Ahora, con mis años, después de varias décadas, puedo departir alto, sin temor a represalias, pues ya no temo por mi vida, el miedo me lo almorcé durante los tres días de encierro que pasé en la catedral con más de 8000 indefensas, desamparadas y aterradas almas como la mía que allí nos refugiamos confiando en el Altísimo, en nuestro ejército, y en la magnanimidad de los hombres de Suchet. Pero el Altísimo no nos escuchó, nuestro ejército no acudió a nuestra invocación, y los hombres del general francés se convirtieron en fieras, bestias inhumanas, depredadores sanguinarios que no respetaron vida alguna, ni la de las bravas mujeres, los desabrigados ancianos y las inocentes criaturas, todos, fenecieron bajo los cascos de los caballos del ejército enemigo, ensartados por sus bayonetas, descuartizados por sus sables, violados una y otra vez por las bestias que albergaban sus filas, y todo aquello sucedió ante la inacción de nuestros mandos, de nuestros aliados.
La brutalidad de los franceses cometida en Tarragona es un oprobio monstruoso y sus líderes, con Suchet a la cabeza y Bonaparte a la zaga, unos criminales que con su poder han guardado silencio eterno, enterrando las atrocidades cometidas con la población civil,… mis conciudadanos, parientes, amigos. Y yo, ya no me callo por más tiempo.
Todo empezó unos meses antes, en una mañana soleada del riguroso Diciembre de 1810.

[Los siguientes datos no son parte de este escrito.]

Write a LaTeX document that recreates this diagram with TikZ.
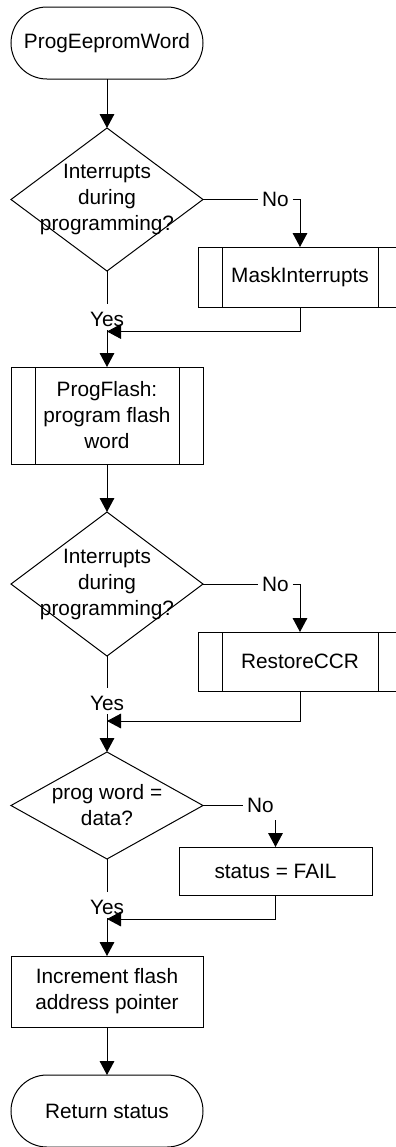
\documentclass[tikz,border=0pt]{standalone}
\usepackage{fontspec}
\setmainfont{Liberation Sans}
\usetikzlibrary{arrows.meta,shapes.geometric}
\newdimen\pxu \pxu=0.75pt
\begin{document}
\begin{tikzpicture}[x=0.75pt,y=-0.75pt,
  txt/.style={font=\fontsize{15.6pt}{19.5pt}\selectfont, align=center},
  base/.style={txt, draw=black, line width=0.75pt, inner sep=0pt, outer sep=0pt},
  term/.style={base, rectangle, rounded corners=36\pxu, minimum width=192\pxu, minimum height=72\pxu},
  proc/.style={base, rectangle},
  sub/.style={proc, path picture={
     \draw[line width=0.75pt]
       ([xshift=24\pxu]path picture bounding box.north west) -- ([xshift=24\pxu]path picture bounding box.south west)
       ([xshift=-24\pxu]path picture bounding box.north east) -- ([xshift=-24\pxu]path picture bounding box.south east);}},
  dia/.style={base, diamond, minimum width=192\pxu},
  lbl/.style={txt, inner xsep=2.5pt, inner ysep=0pt, outer sep=0pt},
  yeslbl/.style={lbl, text height=16.5pt, text depth=3pt, anchor=base},
  nolbl/.style={lbl, text height=11.2pt, text depth=0pt, inner xsep=3pt, inner ysep=1pt},
  conn/.style={draw=black, line width=0.75pt},
  arr/.style={conn, -{Triangle[length=10.5pt,width=11pt]}}
]
\useasboundingbox (0,0) rectangle (396,1147);
\clip (0,0) rectangle (396,1147);

% nodes
\node[term] (start) at (107,43) {ProgEepromWord};
\node[dia, minimum height=143\pxu, label={[txt]center:{Interrupts\\during\\programming?}}] (d1) at (107,199.5) {};
\node[sub, minimum width=204\pxu, minimum height=60\pxu] (mask) at (300,277) {MaskInterrupts};
\node[sub, minimum width=192\pxu, minimum height=97\pxu] (pf) at (107,415.5) {ProgFlash:\\program flash\\word};
\node[dia, minimum height=144\pxu, label={[txt]center:{Interrupts\\during\\programming?}}] (d2) at (107,584) {};
\node[sub, minimum width=204\pxu, minimum height=59\pxu] (restore) at (300,661.5) {RestoreCCR};
\node[dia, minimum height=107\pxu, label={[txt]center:{prog word =\\data?}}] (d3) at (107,805.5) {};
\node[proc, minimum width=193\pxu, minimum height=48\pxu] (fail) at (275.5,871) {status = FAIL};
\node[proc, minimum width=192\pxu, minimum height=71\pxu] (inc) at (107,991.5) {Increment flash\\address pointer};
\node[term] (ret) at (107,1111) {Return status};

% labels
\node[nolbl] (no1) at (275.5,199.5) {No};
\node[nolbl] (no2) at (275.5,584) {No};
\node[nolbl] (no3) at (260.5,805.5) {No};
\node[yeslbl] (yes1) at (107,326) {Yes};
\node[yeslbl] (yes2) at (107,710) {Yes};
\node[yeslbl] (yes3) at (107,914) {Yes};

% junctions
\coordinate (j1) at (107,331.5);
\coordinate (j2) at (107,721);
\coordinate (j3) at (107,919);
\coordinate (c3) at (275.5,820);

% connectors
\draw[arr] (start) -- (d1);
\draw[conn] (d1.east) -- (no1);
\draw[arr] (no1.east) -| (mask.north);
\draw[conn] (d1.south) -- (yes1);
\draw[conn] (yes1) -- (j1);
\draw[arr] (mask.south) |- (j1);
\draw[arr] (j1) -- (pf.north);

\draw[arr] (pf) -- (d2);
\draw[conn] (d2.east) -- (no2);
\draw[arr] (no2.east) -| (restore.north);
\draw[conn] (d2.south) -- (yes2);
\draw[conn] (yes2) -- (j2);
\draw[arr] (restore.south) |- (j2);
\draw[arr] (j2) -- (d3.north);

\draw[conn] (d3.east) -- (no3);
\draw[arr] (c3) -- (fail.north);
\draw[conn] (d3.south) -- (yes3);
\draw[conn] (yes3) -- (j3);
\draw[arr] (fail.south) |- (j3);
\draw[arr] (j3) -- (inc.north);

\draw[arr] (inc) -- (ret);
\end{tikzpicture}
\end{document}
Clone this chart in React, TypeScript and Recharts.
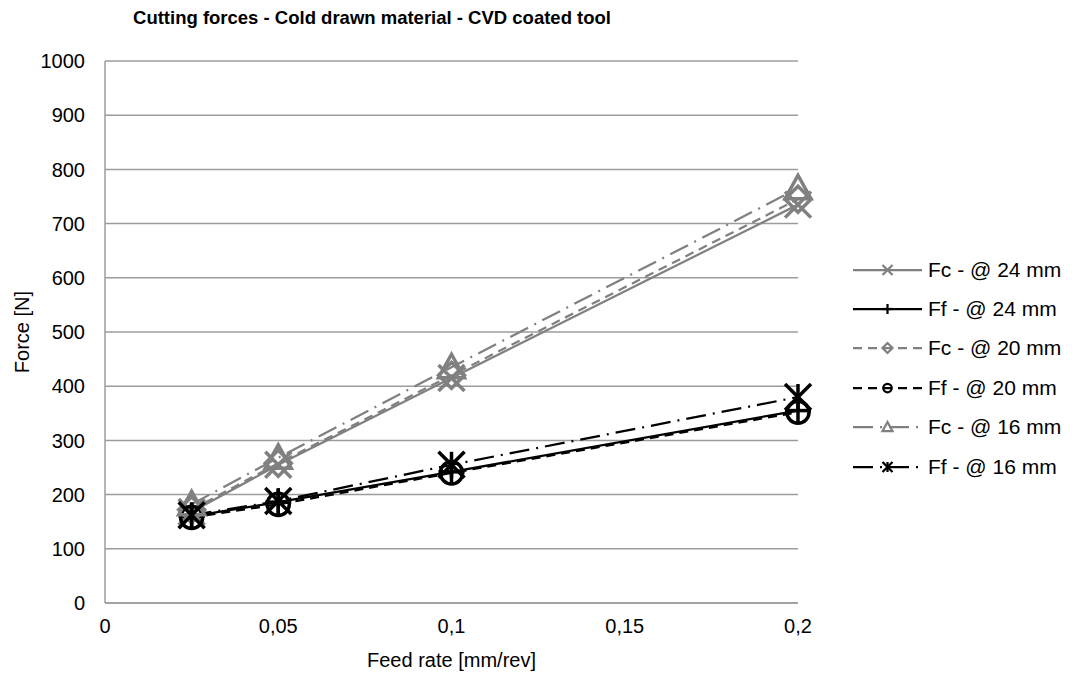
import React from 'react';
import { LineChart, Line, XAxis, YAxis, CartesianGrid, Legend } from 'recharts';

const feedRates = [0.025, 0.05, 0.1, 0.2];
const fc24 = [168, 255, 415, 735];
const ff24 = [160, 186, 242, 355];
const fc20 = [172, 258, 420, 745];
const ff20 = [158, 182, 240, 352];
const fc16 = [182, 268, 435, 765];
const ff16 = [162, 188, 255, 380];
const xTicks = [0, 0.05, 0.1, 0.15, 0.2];
const yTicks = [0, 100, 200, 300, 400, 500, 600, 700, 800, 900, 1000];
const seriesNames = ['Fc - @ 24 mm', 'Ff - @ 24 mm', 'Fc - @ 20 mm', 'Ff - @ 20 mm', 'Fc - @ 16 mm', 'Ff - @ 16 mm'];
const seriesKeys = ['fc24', 'ff24', 'fc20', 'ff20', 'fc16', 'ff16'];
const seriesValues = [fc24, ff24, fc20, ff20, fc16, ff16];
const chartTitle = 'Cutting forces - Cold drawn material - CVD coated tool';
const xTitle = 'Feed rate [mm/rev]';
const yTitle = 'Force [N]';

const GRAY = '#808080';
const BLACK = '#000000';
const FONT = '"Liberation Sans", Arial, sans-serif';

const styles = [
  { color: GRAY, dash: undefined, shape: 'x' },
  { color: BLACK, dash: undefined, shape: 'plus' },
  { color: GRAY, dash: '9 6', shape: 'diamond' },
  { color: BLACK, dash: '9 6', shape: 'circle' },
  { color: GRAY, dash: '20 7 2 7', shape: 'triangle' },
  { color: BLACK, dash: '20 7 2 7', shape: 'star' },
];

const data = feedRates.map((x, i) => {
  const row: any = { x };
  seriesKeys.forEach((k, j) => {
    row[k] = seriesValues[j][i];
  });
  return row;
});

function Marker({ shape, cx, cy, s, color, sw }: any) {
  if (cx == null || cy == null) return null;
  const common = { stroke: color, strokeWidth: sw, fill: 'none' };
  switch (shape) {
    case 'x':
      return (
        <g {...common}>
          <line x1={cx - s} y1={cy - s} x2={cx + s} y2={cy + s} />
          <line x1={cx - s} y1={cy + s} x2={cx + s} y2={cy - s} />
        </g>
      );
    case 'plus':
      return (
        <g {...common}>
          <line x1={cx - s} y1={cy} x2={cx + s} y2={cy} />
          <line x1={cx} y1={cy - s} x2={cx} y2={cy + s} />
        </g>
      );
    case 'diamond':
      return <polygon {...common} points={`${cx},${cy - s} ${cx + s},${cy} ${cx},${cy + s} ${cx - s},${cy}`} />;
    case 'circle':
      return <circle {...common} cx={cx} cy={cy} r={s * 0.85} />;
    case 'triangle':
      return <polygon {...common} points={`${cx},${cy - s} ${cx + s},${cy + s * 0.8} ${cx - s},${cy + s * 0.8}`} />;
    case 'star':
      return (
        <g {...common}>
          <line x1={cx - s} y1={cy - s} x2={cx + s} y2={cy + s} />
          <line x1={cx - s} y1={cy + s} x2={cx + s} y2={cy - s} />
          <line x1={cx} y1={cy - s} x2={cx} y2={cy + s} />
        </g>
      );
    default:
      return null;
  }
}

function LegendContent() {
  return (
    <div style={{ fontFamily: FONT, fontSize: 21, color: '#000' }}>
      {seriesNames.map((name, i) => {
        const st = styles[i];
        return (
          <div key={name} style={{ display: 'flex', alignItems: 'center', height: 39.4 }}>
            <svg width={75} height={20} style={{ display: 'block' }}>
              <line x1={0} y1={10} x2={69} y2={10} stroke={st.color} strokeWidth={2.25} strokeDasharray={st.dash} />
              <Marker shape={st.shape} cx={34.5} cy={10} s={5} color={st.color} sw={2.25} />
            </svg>
            <span style={{ whiteSpace: 'nowrap' }}>{name}</span>
          </div>
        );
      })}
    </div>
  );
}

function YTitle(props: any) {
  const vb = props.viewBox || {};
  const cx = vb.x - 23;
  const cy = vb.y + vb.height / 2;
  return (
    <text
      x={cx}
      y={cy}
      transform={`rotate(-90 ${cx} ${cy})`}
      textAnchor="middle"
      dominantBaseline="central"
      fill="#000"
      fontSize={20}
      fontFamily={FONT}
    >
      {yTitle}
    </text>
  );
}

export default function App() {
  return (
    <div style={{ position: 'relative', width: 1072, height: 681, background: '#fff' }}>
      <style>{'body{margin:0}'}</style>
      <div
        style={{
          position: 'absolute',
          left: 0,
          top: 7,
          width: 744,
          textAlign: 'center',
          fontFamily: FONT,
          fontWeight: 'bold',
          fontSize: 18.5,
          lineHeight: '22px',
          color: '#000',
        }}
      >
        {chartTitle}
      </div>
      <LineChart width={1072} height={681} data={data} margin={{ top: 61, right: 274, bottom: 48, left: 45 }}>
        <CartesianGrid vertical={false} stroke="#9c9c9c" strokeWidth={1.5} />
        <XAxis
          type="number"
          dataKey="x"
          domain={[0, 0.2]}
          ticks={xTicks}
          tickFormatter={(v: number) => String(v).replace('.', ',')}
          axisLine={{ stroke: '#9c9c9c', strokeWidth: 1.5 }}
          tickLine={false}
          tick={{ fill: '#000', fontSize: 20, fontFamily: FONT }}
          tickMargin={10}
          height={30}
          label={{ value: xTitle, position: 'bottom', offset: 20, fill: '#000', fontSize: 20, fontFamily: FONT }}
        />
        <YAxis
          type="number"
          domain={[0, 1000]}
          ticks={yTicks}
          axisLine={{ stroke: '#9c9c9c', strokeWidth: 1.5 }}
          tickLine={false}
          tick={{ fill: '#000', fontSize: 20, fontFamily: FONT }}
          tickMargin={14}
          width={60}
          label={<YTitle />}
        />
        <Legend
          layout="vertical"
          align="center"
          verticalAlign="middle"
          wrapperStyle={{ left: 853, top: 250, width: 219 }}
          content={() => <LegendContent />}
        />
        {seriesKeys.map((k, i) => {
          const st = styles[i];
          return (
            <Line
              key={k}
              type="linear"
              dataKey={k}
              name={seriesNames[i]}
              stroke={st.color}
              strokeWidth={2.25}
              strokeDasharray={st.dash}
              isAnimationActive={false}
              dot={(p: any) => <Marker key={`${k}-${p.index}`} shape={st.shape} cx={p.cx} cy={p.cy} s={13} color={st.color} sw={3.5} />}
              activeDot={false}
            />
          );
        })}
      </LineChart>
    </div>
  );
}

Ésta es la historia, y yo, su fiel cronista, uno de los pocos supervivientes de aquella barbarie, un zagal, el mellado, como me apodaban por aquellos entonces, ahora anciano e impedido, pero puedo escribir, y eso es lo que hago porque Tarragona y sus héroes claman un lugar en La Historia de esta patria desagradecida.